Improving Millennials' Civic Health -- and the Country's

Originally published
at Huffington Post

 

Millennials (born 1982-2003) are America's most civic-oriented generation, since their GI Generation great grandparents. They believe in collective, local, direct action to solve their community's and the nation's problems. However, a recent report on the state of Millennials' civic participation indicates that the generation's interest in taking part in political activities is constrained by the underlying skepticism of many Millennials about the transparency and fairness of the country's current political system. To address this problem, the Roosevelt Institute's Campus Network (RICN) has just issued a set of recommendations on how to create "Government By and For Millennial America," that should serve as a roadmap for anyone interested in increasing the civic health of America's largest and most diverse generation.

In its most recent report on the civic health of adult Millennials, the National Conference on Citizenship (NCoC), in partnership with CIRCLEMobilize.org and Harvard's Institute of Politics(IOP), pointed out that Millennials' volunteering and community service rates are much higher than that of their parents when they were in their twenties. Not surprisingly, they also lead the country in using social media to advance their participation in civic life. But when it came to voting, only half of Millennials eligible to vote did so in 2012 -- a rate not much different than for 18-29 year olds in the '70s and '80s. Even though Millennials slightly increased their share of the overall electorate last year as compared with 2008 and provided President Obama with the margin he needed to win re-election, many members of the generation remain unconvinced that government understands and cares about them.
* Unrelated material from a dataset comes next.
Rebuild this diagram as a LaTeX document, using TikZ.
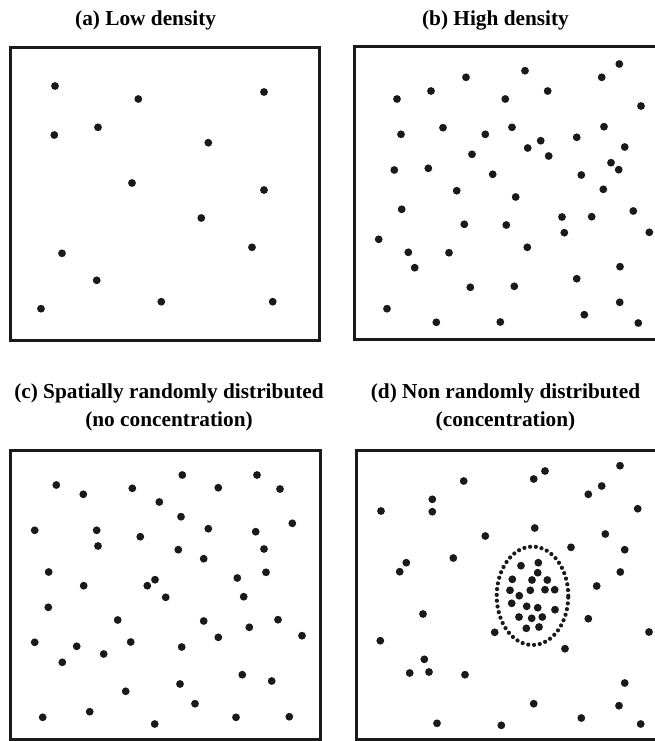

In an IOP survey of 18-29 year olds taken before the 2012 election, 43 percent of those whose responses suggested they were unlikely to vote said it didn't matter who was elected because "Washington was broken." Of those IOP considered unlikely to vote, 31 percent thought none of the candidates represented their views and a quarter of them said both major parties were pretty much the same. While Millennials strongly believe in an activist government, less than a third believe their voice is represented in today's democratic processes.

The RICN's report advocates a series of policy initiatives designed to change those impressions.

To make voting easier and hassle free, the report advocates online registration be adopted in all the states, not just the fourteen using such a system today. California, which adopted this approach in time for the 2012 election, registered over a million voters, 61 percent of who were under 35, online in about two months. In order to accommodate this potentially large increase in the electorate, the report also advocates increasing the time and hours of early voting, making Election Day a federal holiday, and ultimately allowing people to vote online. The report also suggests an independent commission create a "Democracy Index" to measure the efficiency and openness of each state's election mechanisms, using objective measurements of participation rates and process efficiencies.

But the report's recommendations are not limited to just the process of voting. It contains a wealth of ideas on how government could be a better "steward of the common good," lawmaker and innovator.

Some of its most innovative ideas deal with expanding the space in which democracy operates in order to create more places for "collective self-determination and political education." This could be done at the neighborhood level as is currently taking place in Seattle and Los Angeles, at more open local school board meetings, or through participatory budgeting processes at the city and county level of government. The report also advocates that states should establish and routinely use online town halls to increase the opportunity of citizens to participate in policy deliberations. The Congressional Management Foundation found that such opportunities increase public approval of the elected officials who sponsor them specifically and participants' civic engagement generally.

The RICN's report clearly reflects the values and beliefs of the Millennials who drafted it. Their recommendations also provide a glimpse into the future of American democracy, since more than one out of three adult Americans will be members of this generation by the end of this decade. Rather than waiting for Millennials to stage a hostile takeover of our democratic processes, those in power today should proactively seek to accelerate the transition from a governmental and political process that is at historical low levels of public trust to a democracy that is in line with the vision and ideas of America's next great generation.